A three-judge panel of the US Court of Appeals for the District of Columbia Circuit ruled 2-1 last month that the racketeering statute (known as Rico) under which the case was filed required "forward-looking remedies" and seeking the money was not one.
In asking the full appeals court to hear the case, the Justice Department Argued on Friday that the panel's decision was out of step with legal precedents and could damage the strength of the racketeering law designed to prosecute mobsters.
"The statute involved is the government's most potent weapon for combating organised crime and the issue arises in the biggest civil Rico action the government has ever brought," the Justice Department wrote in its filing.

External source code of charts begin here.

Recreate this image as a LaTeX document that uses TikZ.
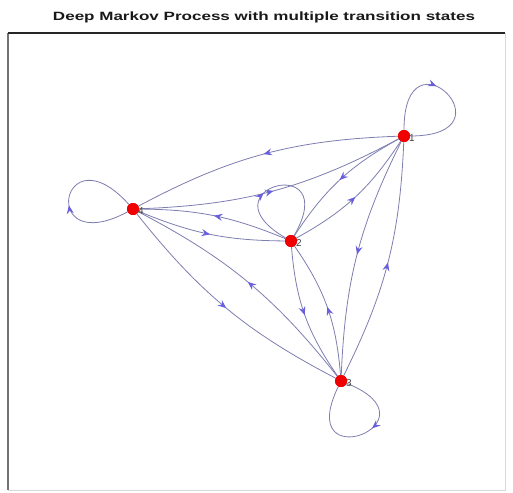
\documentclass[tikz,border=0pt]{standalone}
\usepackage{fontspec}
\setmainfont{Liberation Sans}
\usetikzlibrary{arrows.meta,decorations.markings,calc}
\definecolor{edgeblue}{RGB}{125,125,175}
\definecolor{tipblue}{RGB}{105,95,220}
\definecolor{nodered}{RGB}{240,0,0}
\tikzset{
  statenode/.style={circle,fill=nodered,draw=none,inner sep=0pt,minimum size=12pt},
  statelabel/.style={anchor=west,inner sep=0pt,font=\fontsize{10}{10}\selectfont,text=black!75},
  edgeline/.style={draw=edgeblue,line width=0.8pt},
  midarrow/.style={postaction={decorate},decoration={markings,
     mark=at position #1 with {\arrow{Stealth[length=8.5pt,width=7pt,inset=3pt,color=tipblue]}}}}
}
\begin{document}
\begin{tikzpicture}[x=1pt,y=1pt]
\useasboundingbox (0,0) rectangle (513,-492);
% frame
\draw[black!15,line width=0.8pt] (505,-33) -- (505,-490) -- (8,-490);
\draw[black!55,line width=1.3pt] (8,-33) -- (8,-490);
\draw[black!85,line width=1.1pt] (8,-33) -- (505,-33);
% title
\node[anchor=base,inner sep=0pt,text=black!90] (title) at (264,-20.7)
  {\resizebox{422pt}{8.7pt}{\bfseries Deep Markov Process with multiple transition states}};
% nodes
\node[statenode] (n1) at (404,-136) {};
\node[statenode] (n2) at (291,-241) {};
\node[statenode] (n3) at (341,-381) {};
\node[statenode] (n4) at (133,-209) {};
% edges
\begin{scope}[edgeline]
\draw[midarrow=0.5] (n1) to[bend right=13] (n4);
\draw[midarrow=0.5] (n4) to[bend right=13] (n1);
\draw[midarrow=0.5] (n1) to[bend right=14] (n2);
\draw[midarrow=0.5] (n2) to[bend right=14] (n1);
\draw[midarrow=0.5] (n1) to[bend right=12] (n3);
\draw[midarrow=0.5] (n3) to[bend right=12] (n1);
\draw[midarrow=0.5] (n2) to[bend right=15] (n3);
\draw[midarrow=0.5] (n3) to[bend right=15] (n2);
\draw[midarrow=0.5] (n4) to[bend right=12] (n3);
\draw[midarrow=0.5] (n3) to[bend right=12] (n4);
\draw[midarrow=0.5] (n4) to[bend right=11] (n2);
\draw[midarrow=0.5] (n2) to[bend right=11] (n4);
% self loops
\draw[midarrow=0.42] (n1) .. controls ($(n1)+(90:112)$) and ($(n1)+(0:112)$) .. (n1);
\draw[midarrow=0.45] (n4) .. controls ($(n4)+(208:108)$) and ($(n4)+(132:108)$) .. (n4);
\draw[midarrow=0.42] (n3) .. controls ($(n3)+(-22:110)$) and ($(n3)+(-116:110)$) .. (n3);
\draw[midarrow=0.4] (n2) .. controls ($(n2)+(150:105)$) and ($(n2)+(60:105)$) .. (n2);
\end{scope}
% redraw nodes on top
\node[statenode] at (n1) {};
\node[statenode] at (n2) {};
\node[statenode] at (n3) {};
\node[statenode] at (n4) {};
% labels
\node[statelabel] (l1) at ($(n1)+(5,-2)$) {1};
\node[statelabel] (l2) at ($(n2)+(5,-2)$) {2};
\node[statelabel] (l3) at ($(n3)+(5,-2)$) {3};
\node[statelabel] (l4) at ($(n4)+(5,-2)$) {4};
\end{tikzpicture}
\end{document}
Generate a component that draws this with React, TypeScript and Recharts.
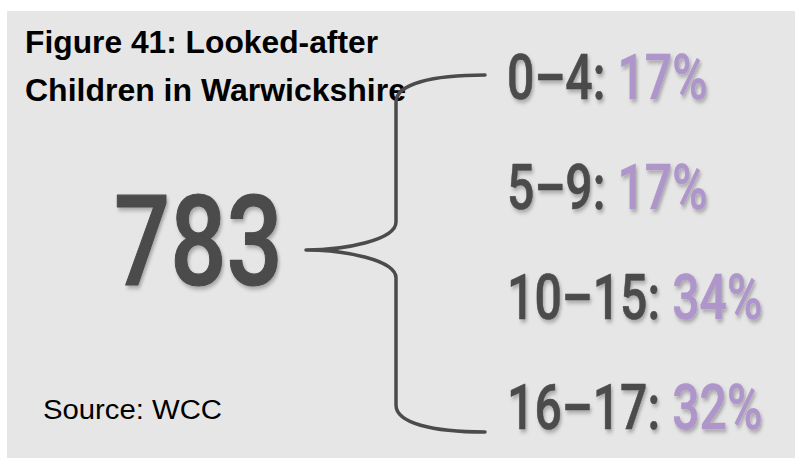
import { BarChart, Bar, XAxis, YAxis, LabelList, Customized } from "recharts";

// looked-after children by age band, Warwickshire (source: WCC)
const ageBands = ["0–4", "5–9", "10–15", "16–17"];
const shares = [17, 17, 34, 32];
const totalChildren = 783;

const titleLines = ["Figure 41: Looked-after", "Children in Warwickshire"];
const sourceNote = "Source: WCC";

const DARK = "#4b4b4b";
const PURPLE = "#ae96ca";
const BIG_FONT = "Roboto, 'DejaVu Sans Condensed', sans-serif";

const data = ageBands.map((band, i) => ({ band, share: shares[i] }));

function BandLabel(props: any) {
  const { x, y, height, index } = props;
  const baseY = y + height / 2 + 34;
  return (
    <text
      transform={`translate(${x} ${baseY}) scale(0.765 1)`}
      fontFamily={BIG_FONT}
      fontWeight={500}
      fontSize={63}
      strokeWidth={0.6}
      strokeLinejoin="round"
      filter="url(#txtShadow)"
    >
      <tspan fill={DARK} stroke={DARK}>{ageBands[index]}: </tspan>
      <tspan fill={PURPLE} stroke={PURPLE}>{shares[index]}%</tspan>
    </text>
  );
}

function Decor() {
  return (
    <g>
      {titleLines.map((t, i) => (
        <text
          key={t}
          x={25}
          y={53 + i * 48}
          fontFamily="'Liberation Sans', Arial, sans-serif"
          fontWeight={700}
          fontSize={31}
          fill="#000"
          textLength={i === 0 ? 353 : 381}
          lengthAdjust="spacingAndGlyphs"
        >
          {t}
        </text>
      ))}
      <text
        x={43}
        y={419}
        fontFamily="'Liberation Sans', Arial, sans-serif"
        fontSize={27}
        fill="#000"
        textLength={179}
        lengthAdjust="spacingAndGlyphs"
      >
        {sourceNote}
      </text>
      <text
        transform="translate(114 285) scale(0.785 1)"
        fontFamily={BIG_FONT}
        fontWeight={500}
        fontSize={126}
        fill={DARK}
        stroke={DARK}
        strokeWidth={1.2}
        strokeLinejoin="round"
        filter="url(#txtShadow)"
      >
        {totalChildren}
      </text>
      <path
        d="M485 75 C432 75 396 84 396 102 L396 222 C396 240 345 250 306 250 C345 250 396 260 396 278 L396 405 C396 423 432 432 485 432"
        fill="none"
        stroke={DARK}
        strokeWidth={3.5}
        strokeLinecap="round"
        strokeLinejoin="round"
      />
    </g>
  );
}

export default function App() {
  return (
    <div style={{ position: "absolute", left: 0, top: 0, width: 795, height: 459, background: "#fff" }}>
      <div style={{ position: "absolute", left: 7, top: 11, right: 0, bottom: 1, background: "#e6e6e6" }} />
      <svg width={0} height={0} style={{ position: "absolute" }}>
        <defs>
          <filter id="txtShadow" x="-10%" y="-10%" width="130%" height="140%">
            <feDropShadow dx={2} dy={3} stdDeviation={2} floodColor="#000" floodOpacity={0.28} />
          </filter>
        </defs>
      </svg>
      <div style={{ position: "absolute", left: 0, top: 0 }}>
        <BarChart
          width={795}
          height={459}
          data={data}
          layout="vertical"
          margin={{ top: 10, right: 0, bottom: 9, left: 507 }}
        >
          <XAxis type="number" hide domain={[0, 100]} />
          <YAxis type="category" dataKey="band" hide />
          <Customized component={<Decor />} />
          <Bar dataKey="share" fill="transparent" isAnimationActive={false}>
            <LabelList dataKey="share" content={<BandLabel />} />
          </Bar>
        </BarChart>
      </div>
    </div>
  );
}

The department sued major US tobacco companies in 1999, alleging the tobacco industry engaged in a five-decade conspiracy to conceal the health dangers of smoking.
End of claim?
In addition to seeking $280 billion, the government has asked US District Judge Gladys Kessler to impose other penalties, including requiring the companies to pay for smoking cessation programmes and public education campaigns about the dangers of smoking.
Construed broadly, however, last month's decision could eliminate the ability to impose any penalties aimed at curing the effects of past fraudulent activities, the Justice Department said.
The defendants in the lawsuit are Philip Morris and its parent company Altria Group as well as RJ Reynolds Tobacco, Brown & Williamson Tobacco, British American Tobacco, Lorillard Tobacco, Liggett Group, Counsel for Tobacco Research and the Tobacco Institute.